An open bible sitting on a rock.
 on June 1, 2015

Before we look at Paul’s second missionary journey and the beginning of his correspondence, we need to look at the man himself. He was born to religious Jewish parents and brought up in Tarsus, on the southwest coast of Turkey. He was at home in Greco-Roman philosophy, religion and rhetoric. He also seemed to have enjoyed the privileges of Roman citizenship. According to Luke, he was educated by Gamaliel, an important rabbi of the first century, and his letters show distinctly Palestinian Jewish concerns.

Paul was loyal to the Torah as practiced by the Pharisees. He was familiar with the Hebrew Bible but used the Greek translation of the scriptures, called the Septuagint. He believed that Jesus was the Jewish Messiah and always went first to the synagogues to proclaim his message. He believed that a Jew must be obedient to the Torah; thus, when Timothy joined the team, Paul circumcised him, as Timothy’s mother was Jewish. Titus was not circumcised, despite the protests of the Judaizers, because he was not born a Jew. The Gentile converts only had to follow the dictates of the Council of Jerusalem (see my column last month).

Paul had a dramatic religious conversion. He was persecuting the church, for he believed that Jesus was cursed by God because he had been hanged upon a tree (Deuteronomy 21:23). On the road to Damascus, Paul was confronted by the risen Christ, an experience that changed the course of his life. He had been on the fast-track to become a Jewish rabbi; now he would be branded a heretic by his Jewish friends.

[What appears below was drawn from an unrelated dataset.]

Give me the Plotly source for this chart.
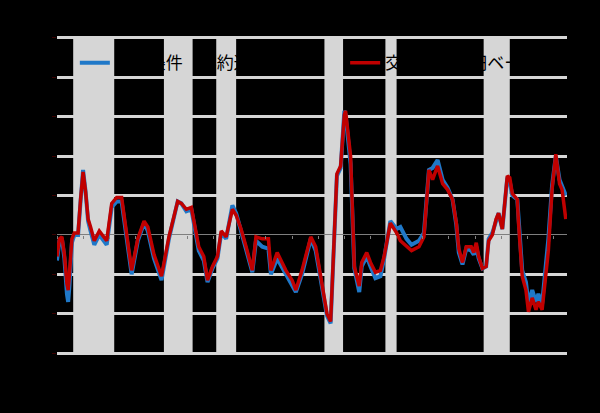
import plotly.graph_objects as go

# ---- data ----
dates = ["1990-01","1990-03","1990-05","1990-07","1990-09","1990-10","1990-11","1991-01","1991-03","1991-06",
         "1991-08","1991-10","1991-12","1992-02","1992-04","1992-07","1992-11","1993-05","1993-09","1994-01",
         "1994-05","1994-07","1995-01","1995-06","1995-11","1996-02","1996-07","1997-01","1997-07","1998-02",
         "1998-05","1998-09","1999-01","1999-07","1999-11","2000-02","2000-06","2000-10","2001-01","2001-05",
         "2001-10","2002-01","2002-05","2002-09","2003-02","2003-05","2003-10","2004-03","2004-05","2004-10",
         "2005-05","2005-10","2006-01","2006-06","2006-10","2007-01","2007-05","2007-10","2008-02","2008-05",
         "2008-10","2009-01","2009-04","2009-05","2009-09","2009-12","2010-02","2010-04","2010-06","2010-10",
         "2011-01","2011-05","2011-09","2011-12","2012-05","2012-10","2013-01","2013-06","2013-10","2014-04",
         "2014-08","2014-12","2015-03","2015-07","2015-11","2016-03","2016-07","2016-10","2016-12","2017-03",
         "2017-06","2017-10","2017-12","2018-02","2018-04","2018-07","2018-10","2018-12","2019-03","2019-06",
         "2019-08","2019-11","2020-03","2020-05","2020-07","2020-11","2020-12","2021-03","2021-06","2021-08",
         "2021-11","2022-02","2022-04","2022-07","2022-10","2022-12","2023-03","2023-06","2023-09","2023-11",
         "2024-02"]

tot_contract = [-6.5,-1.5,-1.0,-6.0,-15.0,-17.0,-13.0,-2.0,0.0,0.0,
                8.5,16.5,11.0,3.5,1.0,-2.5,0.0,-2.5,7.0,8.5,
                8.5,4.0,-10.0,-1.5,3.0,1.0,-6.0,-11.5,-1.0,8.5,
                8.0,6.0,6.5,-4.0,-6.5,-12.0,-8.5,-6.0,0.5,-1.0,
                7.5,5.5,1.0,-4.0,-9.5,-1.5,-3.0,-3.5,-10.0,-6.0,
                -10.0,-12.5,-14.5,-10.0,-5.0,-1.0,-4.0,-13.5,-20.5,-22.5,
                15.0,17.0,31.5,30.5,18.0,-8.5,-11.5,-14.5,-8.0,-5.5,
                -8.0,-11.0,-10.5,-6.0,3.5,1.5,2.0,-1.0,-2.5,-1.5,
                0.5,16.5,17.0,19.0,14.0,12.0,9.0,2.5,-4.5,-7.5,
                -3.5,-4.0,-5.0,-3.0,-6.0,-8.5,-8.0,-1.0,0.5,4.0,
                5.5,1.5,14.5,13.5,10.0,9.0,4.0,-9.0,-12.0,-17.5,
                -14.0,-17.0,-15.0,-17.5,-7.5,-1.0,12.5,20.0,14.0,12.5,
                10.0]

tot_yen = [-5.5,-1.0,-0.5,-5.0,-12.5,-14.0,-10.0,-1.0,0.5,0.5,
           9.0,16.0,11.0,4.0,2.0,-1.5,1.0,-1.5,8.0,9.5,
           9.5,4.5,-9.0,-1.0,3.5,2.0,-5.0,-10.5,-0.5,8.5,
           8.0,6.5,7.0,-3.0,-5.5,-11.5,-8.0,-5.5,1.0,-0.5,
           6.5,5.0,1.5,-3.0,-9.0,-0.5,-1.0,-1.0,-9.0,-4.5,
           -9.0,-11.5,-14.0,-9.0,-4.5,-0.5,-3.0,-13.0,-20.0,-22.0,
           15.5,17.5,30.5,31.5,20.0,-8.0,-10.5,-13.0,-7.0,-4.5,
           -7.0,-9.5,-9.0,-5.5,3.0,0.5,-1.5,-3.0,-4.0,-3.0,
           -0.5,16.5,14.0,17.5,13.0,11.5,9.0,3.0,-3.5,-7.0,
           -3.0,-3.0,-4.5,-2.0,-5.5,-8.5,-8.0,-1.5,0.0,4.0,
           5.5,1.5,15.0,14.5,10.5,9.0,3.0,-10.5,-14.0,-19.5,
           -16.0,-19.0,-17.0,-19.0,-10.5,-4.0,11.5,20.5,13.0,11.5,
           4.0]

recession_start = ["1991-02","1997-03","2000-09","2007-12","2012-01","2018-08"]
recession_end   = ["1993-11","1999-02","2002-01","2009-03","2012-10","2020-05"]

tick_dates = ["1990-01","1991-10","1993-07","1995-04","1997-01","1998-10","2000-07","2002-04","2004-01",
              "2005-10","2007-07","2009-04","2011-01","2012-10","2014-07","2016-04","2018-01","2019-10",
              "2021-07","2023-04"]
tick_text = ["90","91","93","95","97","98","00","02","04","05","07","09","11","12","14","16","18","19","21","23"]

y_ticks = [-30, -20, -10, 0, 10, 20, 30, 40, 50]
y_ticktext = ["\u221230", "\u221220", "\u221210", "0", "10", "20", "30", "40", "50"]

name_contract = "交易条件（契約通貨ベース）"
name_yen = "交易条件（円ベース）"
y_title = "（前年比、％）"
x_unit = "（年）"

FONT = "Liberation Sans, Arial, Noto Sans CJK JP, sans-serif"
TXT = "#000000"
GRID = "#d6d6d6"
X_RANGE = ["1990-01-01", "2024-03-01"]

fig = go.Figure()
fig.add_trace(go.Scatter(x=dates, y=tot_contract, mode="lines", name=name_contract,
                         line=dict(color="#1f78c8", width=4), legend="legend"))
fig.add_trace(go.Scatter(x=dates, y=tot_yen, mode="lines", name=name_yen,
                         line=dict(color="#c00000", width=3.5), legend="legend2"))
# helper axis carrying tick marks on the zero line
fig.add_trace(go.Scatter(x=[], y=[], xaxis="x2", showlegend=False, hoverinfo="skip"))

for s, e in zip(recession_start, recession_end):
    fig.add_shape(type="rect", xref="x", yref="y domain", x0=s, x1=e, y0=0, y1=1,
                  fillcolor=GRID, line=dict(width=0), layer="below")

legend_common = dict(orientation="h", y=0.915, xanchor="left", yanchor="middle",
                     bgcolor="rgba(0,0,0,0)", font=dict(size=17, color=TXT), itemwidth=30)

fig.update_layout(
    width=600, height=413,
    margin=dict(l=57, r=33, t=36, b=58, autoexpand=False),
    paper_bgcolor="#000000", plot_bgcolor="#000000",
    font=dict(family=FONT, color=TXT, size=15),
    showlegend=True,
    legend=dict(x=0.035, **legend_common),
    legend2=dict(x=0.565, **legend_common),
    xaxis=dict(type="date", range=X_RANGE, tickvals=tick_dates, ticktext=tick_text,
               showgrid=False, zeroline=False, showline=False, ticks="",
               tickfont=dict(size=15, color=TXT), ticklabelstandoff=6),
    xaxis2=dict(type="date", range=X_RANGE, overlaying="x", anchor="free", position=0.3775,
                tickvals=tick_dates, showticklabels=False, ticks="outside", ticklen=3,
                tickcolor="#7f7f7f", showgrid=False, zeroline=False, showline=False),
    yaxis=dict(range=[-30.5, 50.5], tickvals=y_ticks, ticktext=y_ticktext,
               showgrid=True, gridcolor=GRID, gridwidth=3,
               zeroline=True, zerolinecolor="#7f7f7f", zerolinewidth=1,
               showline=False, ticks="outside", ticklen=4, tickcolor="#3a0000",
               tickfont=dict(size=19, color=TXT), ticklabelstandoff=6),
    annotations=[
        dict(text=y_title, xref="paper", yref="paper", x=0, y=1, xanchor="left", yanchor="bottom",
             xshift=-6, yshift=-2, showarrow=False, font=dict(size=15, color=TXT)),
        dict(text=x_unit, xref="paper", yref="paper", x=1, y=0, xanchor="right", yanchor="top",
             xshift=8, yshift=-30, showarrow=False, font=dict(size=15, color=TXT)),
    ],
)

fig.write_html("out.html", config={"displayModeBar": False})

# remove the default page margin so the figure sits at the window's top-left corner
with open("out.html", "r", encoding="utf-8") as f:
    html = f.read()
html = html.replace("<head>", "<head><style>html,body{margin:0;padding:0;background:#000;}</style>", 1)
with open("out.html", "w", encoding="utf-8") as f:
    f.write(html)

Paul’s letters were not theological, except the Epistle to the Romans, which we will discuss when we reach that period of his life. His other letters were primarily pastoral. We need to remember that we only possess one side of the discussion. Paul’s letters were usually answering questions or concerns that arose in the local Christian communities.

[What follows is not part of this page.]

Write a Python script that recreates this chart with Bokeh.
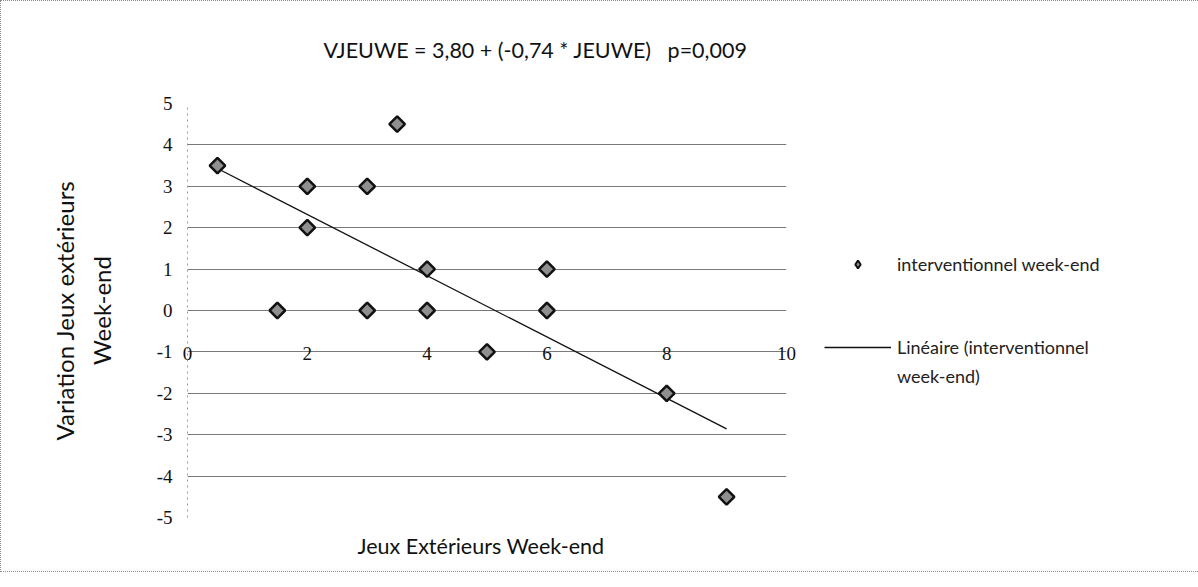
import math
from bokeh.plotting import figure
from bokeh.models import (FixedTicker, Legend, LegendItem, Title, ColumnDataSource)
from bokeh.embed import file_html
from bokeh.resources import INLINE

# ---- data ----
jeux_we = [0.5, 2, 2, 3, 3.5, 4, 4, 1.5, 3, 5, 6, 6, 8, 9]
var_we = [3.5, 3, 2, 3, 4.5, 1, 0, 0, 0, -1, 1, 0, -2, -4.5]
intercept = 3.80
slope = -0.74
x_ticks = [0, 2, 4, 6, 8, 10]
y_ticks = [-5, -4, -3, -2, -1, 0, 1, 2, 3, 4, 5]
title_text = "VJEUWE = 3,80 + (-0,74 * JEUWE)\u00a0\u00a0\u00a0p=0,009"
x_title = "Jeux Extérieurs Week-end"
y_title = "Variation Jeux extérieurs\nWeek-end"
series_name = "interventionnel week-end"
trend_name_1 = "Linéaire (interventionnel"
trend_name_2 = "week-end)"

SANS = "Lato"
SERIF = "Liberation Serif"
NAN = float("nan")

p = figure(frame_width=599, frame_height=414, x_range=(0, 10), y_range=(-5, 5),
           output_backend="svg", toolbar_location=None,
           min_border_left=186, min_border_right=395,
           min_border_top=102, min_border_bottom=53)
p.outline_line_color = None
p.background_fill_color = "white"
p.border_fill_color = "white"
p.styles = {"border": "1px dotted #8a8a8a"}

# spacer between frame and title (keeps the title high without growing the panel)
spacer = Title(text="\u00a0", text_font_size="30px", standoff=0)
p.add_layout(spacer, "above")
# title
t = Title(text=title_text, align="left", offset=136,
          text_font=SANS, text_font_size="21.5px", text_font_style="normal",
          text_color="#111111", standoff=12)
p.add_layout(t, "above")

# x axis title as a below title
xt = Title(text=x_title, align="left", offset=170,
           text_font=SANS, text_font_size="21.5px", text_font_style="normal",
           text_color="#111111", standoff=26)
p.add_layout(xt, "below")

# axes
p.xaxis.ticker = FixedTicker(ticks=x_ticks)
p.xaxis.axis_line_color = None
p.xaxis.major_tick_line_color = None
p.xaxis.minor_tick_line_color = None
p.xaxis.major_label_text_font = SERIF
p.xaxis.major_label_text_font_size = "19px"
p.xaxis.major_label_text_color = "#111111"
p.xaxis.major_label_overrides = {v: str(v) for v in x_ticks}
p.xaxis.major_label_standoff = -177

p.yaxis.ticker = FixedTicker(ticks=y_ticks)
p.yaxis.axis_line_color = "#9a9a9a"
p.yaxis.axis_line_dash = "dotted"
p.yaxis.major_tick_line_color = None
p.yaxis.minor_tick_line_color = None
p.yaxis.major_label_text_font = SERIF
p.yaxis.major_label_text_font_size = "19px"
p.yaxis.major_label_text_color = "#111111"
p.yaxis.major_label_overrides = {v: str(v) for v in y_ticks}
p.yaxis.major_label_standoff = 9
p.yaxis.axis_label = y_title
p.yaxis.axis_label_text_font = SANS
p.yaxis.axis_label_text_font_size = "24px"
p.yaxis.axis_label_text_font_style = "normal"
p.yaxis.axis_label_text_color = "#111111"
p.yaxis.axis_label_text_line_height = 1.25
p.yaxis.axis_label_standoff = 38

p.xgrid.visible = False
p.ygrid.ticker = FixedTicker(ticks=y_ticks)
p.ygrid.grid_line_color = "#7a7a7a"
p.ygrid.grid_line_width = 1

# trend line
x0, x1 = min(jeux_we), max(jeux_we)
trend = p.line([x0, x1], [intercept + slope * x0, intercept + slope * x1],
               line_color="#111111", line_width=1.3)

# points
src = ColumnDataSource(dict(x=jeux_we, y=var_we))
pts = p.scatter("x", "y", source=src, marker="square", size=11,
                angle=math.pi / 4,
                fill_color="#8f8f8f", line_color="#111111", line_width=2.5)
# legend swatch for the points (diamond, not drawn on the plot)
swatch = p.scatter([NAN], [NAN], marker="diamond", size=14,
                   fill_color="#8f8f8f", line_color="#111111", line_width=2)
# invisible renderer for spacer / continuation rows of the legend
blank = p.line([NAN, NAN], [NAN, NAN], line_alpha=0)

legend = Legend(items=[LegendItem(label=series_name, renderers=[swatch]),
                       LegendItem(label=" ", renderers=[blank]),
                       LegendItem(label=" ", renderers=[blank]),
                       LegendItem(label=trend_name_1, renderers=[trend]),
                       LegendItem(label=trend_name_2, renderers=[blank])],
                location=(38, 130), orientation="vertical",
                label_text_font=SANS, label_text_font_size="18px",
                label_text_color="#222222",
                glyph_width=67, glyph_height=20, label_height=20,
                label_standoff=6, spacing=7, padding=0, margin=0,
                border_line_color=None, background_fill_alpha=0)
p.add_layout(legend, "right")

open("out.html", "w").write(file_html(p, INLINE))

Paul was a Jew throughout his life. After his conversion, he focussed his life on the risen Christ and the importance of life “in Christ.” He believed that the new age of God began with the resurrection of Jesus. Jesus was the new Adam – a new creation. His missions were grounded in Jesus’s resurrection as the Lord of all humanity, for the Jew first and then for the Gentile.

We possess 13 epistles in the Christian Bible credited to Paul. Very early in church history, the Epistle to the Hebrews was considered to be non-Pauline in authorship. I think there could have been many other letters lost in antiquity. The amazing thing is that the churches kept these letters written by Paul and eventually copied and shared them with other Christian communities.

Now let us move on to his second journey. After Paul and Barnabas returned to Antioch from their first missionary journey, they went to Jerusalem to plead for the Gentile converts. Silas accompanied them back to Antioch to help them interpret the findings of the Council of Jerusalem to the Gentile converts. Paul and Barnabas then decided to revisit the Gentile communities from the first trip. Barnabas wanted to take John Mark but Paul refused, as Mark had deserted them on the first trip. This led to a falling out between Paul and Barnabas; they were never reconciled in scripture, although Paul and Mark were (see Colossians 4:10 and 2 Timothy 4:11). I often wonder what would have happened if Paul and Barnabas had remained together. They were a good team and their split was unfortunate. We will never know what they may have accomplished together.

Barnabas took Mark with him to Cyprus and we hear no more about his ministry. Paul invited Silas to accompany him on this second trip, and together they set out to visit all the communities that had been established on the first journey. They strengthened the communities and helped them stand up against the Judaizers, who still insisted that Gentile converts must be circumcised.

Acts 16 has Paul’s mission team in Derbe and Lystra, where they meet Timothy. He became like a son to Paul and is mentioned in a number of epistles. Luke tells us in Acts 16:5 that the mission churches were strengthened in their faith and grew daily. As the group moved through Troas, Luke joined them. In Acts 16:10, we see the beginning of the “we” passages. Luke was present and giving us a first-hand account of the mission. With one brief interlude, the “we” passages continue to the end of Acts.

In the next issue, we will look at Paul’s first and second letters, 1 and 2 Thessalonians, and the beginning of his writings. Enjoy the dialogue.